The final element of all this is of course pricing. Since the airlines are often unable to differentiate on services (unless you are a heavy frequent flyer, in which case you have a built-in preference because miles on one airline are worth more than miles on any other airline), price wars are ruinous to profitability. Given that now most of the airlines have either emerged from bankruptcy or are in the process of the final shake-out (American), they seem to have adopted some sort of de-facto truce in the price wars because discounts on many flights seem to be less prevalent. Southwest could routinely be a source of lower cost airfares in the past, but even they seem to have raised their prices or perhaps they just limited the number of seats at the lowest price level so that it seems like the price is higher whenever I go to look for a flight.

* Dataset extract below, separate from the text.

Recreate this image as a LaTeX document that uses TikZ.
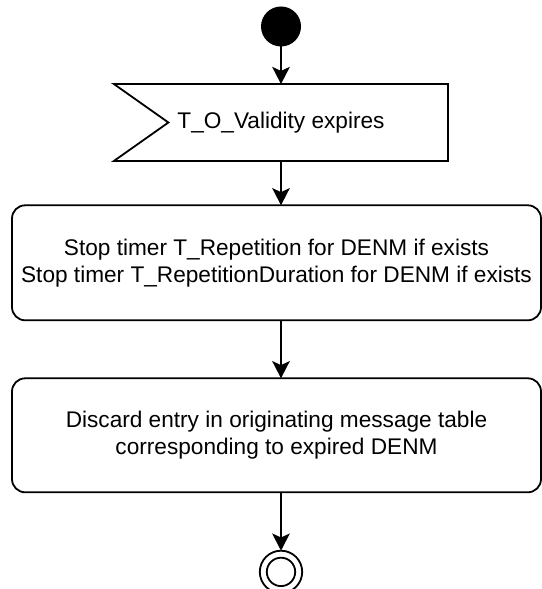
\documentclass[tikz,border=0pt]{standalone}
\usepackage{fontspec}
\setmainfont{Liberation Sans}
\usepackage{tikz}
\usepackage{xcolor}
\usetikzlibrary{arrows.meta, positioning, calc}
\definecolor{strokeBlack}{RGB}{0,0,0}
\tikzset{
    startdot/.style={
        circle,
        fill=strokeBlack,
        minimum size=1cm,
        inner sep=0pt,
        outer sep=0pt
    },
    eventbox/.style={
        rectangle,
        align=center,
        minimum width=8.35cm,
        minimum height=1.92cm,
        inner sep=0pt,
        outer sep=0pt,
        font=\fontsize{16.1}{19}\selectfont
    },
    actbox/.style={
        rectangle,
        draw=strokeBlack,
        rounded corners=0.33cm,
        align=center,
        minimum width=13.225cm,
        inner sep=0pt,
        outer sep=0pt,
        font=\fontsize{16.1}{19}\selectfont
    },
    finring/.style={
        circle,
        draw=strokeBlack,
        minimum size=1.06cm,
        inner sep=0pt,
        outer sep=0pt,
        path picture={\draw[strokeBlack] (path picture bounding box.center) circle (0.355cm);}
    },
    flowarrow/.style={-{Stealth[length=0.43cm, width=0.44cm, inset=0.1cm]}, draw=strokeBlack}
}

\begin{document}
\begin{tikzpicture}[line width=0.045cm, node distance=1.0cm]
    \useasboundingbox (0,0) rectangle (13.55,-14.725);
    \node[startdot] (start) at (7.025,-0.6625) {};
    \node[eventbox, below=0.94cm of start] (expiry) {T\_O\_Validity expires};
    \draw[strokeBlack] (expiry.north west) -- (expiry.north east) -- (expiry.south east)
        -- (expiry.south west) -- ($(expiry.west)+(1.36cm,0)$) -- cycle;
    \node[actbox, minimum height=2.875cm, below=1.11cm of expiry, xshift=-0.1125cm] (stoptimers)
        {Stop timer T\_Repetition for DENM if exists\\Stop timer T\_RepetitionDuration for DENM if exists};
    \node[actbox, minimum height=2.85cm, below=1.45cm of stoptimers] (discard)
        {Discard entry in originating message table\\corresponding to expired DENM};
    \node[finring, below=1.46cm of discard, xshift=0.1125cm] (final) {};
    \draw[flowarrow] (start) -- (expiry);
    \draw[flowarrow] (expiry) -- (expiry |- stoptimers.north);
    \draw[flowarrow] (expiry |- stoptimers.south) -- (expiry |- discard.north);
    \draw[flowarrow] (final |- discard.south) -- (final);
\end{tikzpicture}
\end{document}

Pricing now is so high on many routine flights that it becomes worthwhile to look at booking a limited business class flight (not unrestricted). Since the cabins are so full, it is difficult to compete for an upgrade unless you are a very high status flyer, and the completely cramped and packed conditions back in coach class are often correspondingly less tolerable. Most airlines now seem to charge an additional bump up to get a seat that provides legroom as well, so if you think you are paying a significantly better price you need to factor that into your comparison, as well. This would be for private travel only, since your company is likely not even going to consider paying for something like this, although they probably don't care if you upgrade with your miles.

If you are back in coach now and don't pay to get a coach seat that "doesn't suck" and don't pay or somehow get into a higher "group number", you are going to have to struggle to get your luggage onboard and then often get stuffed in a miserable middle seat. The entire experience in the back of the bus, now that all the seats seem to be filled, is correspondingly lousier.

The airlines can profit from this by instituting some sort of rational pricing system, where customers who are willing to pay a bit more (a few hundred dollars) get decent business class service including immediate onboarding, free drinks, getting off the plane first (it takes forever in the back when the plane is packed and the overhead bins are stuffed to the gills in order to avoid a checked luggage charge), can pay a bit more and then get this service. A few years ago it seemed that many of the front seats went vacant or were filled by frequent flyers upgrading (or being upgraded by the airline) at the gate. Today first / business class is completely full as is the rest of the plane and mostly rational pricing signals are being sent to customers. Whether those up front are paying or are high ranking frequent flyers is what the airline knows and not me but I'd suspect anecdotally that there are more "paying" up front customers today then there were a few years ago. I know I now think about business class, although it usually is out of the range of plausibility, especially when the price of a "regular" seat post upgrade to coach plus (or whatever the name is) already is starting at a high price.

It has taken probably 20 years for airlines to go from regulated to deregulated to (almost all) bankrupt and now reformed into a relatively small and efficient oligopoly. The airlines also seem to be sending rational price signals for the first time in my entire life. It has been a long strange trip for all of us.

2 comments:

Gerry from Valpo said...

Recalling my business travel in the 70's I took regular direct "Pub Flights" on Continental between ORD and LAX. They turned what now is a dreary 4.5 hour trip into a party.

Continental also had pub flights to and from Denver. All were on DC-10 wide bodies. Here's a link for info.

http://airlinespastpresent.blogspot.com/2011_10_01_archive.html

Located in the center of the aircraft here was a piano, Pong games and a stand-up bar. We could walk around and smoke holding an icy canarble. No drink limits. A cocktail went for about $4, beer for $2. Close to a Playboy Club in the sky.

Younger people today have no idea how classy and fabulous air travel once was : (



Dan from Madison said...

When flying I always go to the airport expecting the worst possible "service" and experience and anything above that is a pleasant surprise. Thank god I don't fly much.

One other thing to add to the misery is that if you have to fly regional carriers out of a small town like I do, you are typically relegated to what I call the "Pakistan" of the airport, or the dreaded low volume terminal. Typically airlines that don't have a "hub" use these and as many flights as possible are stuffed into one tiny terminal, while the big dogs have access to the newer, roomier ones. At Reagan in DC yesterday there were NO seats in the terminal to sit down in. It was crazy.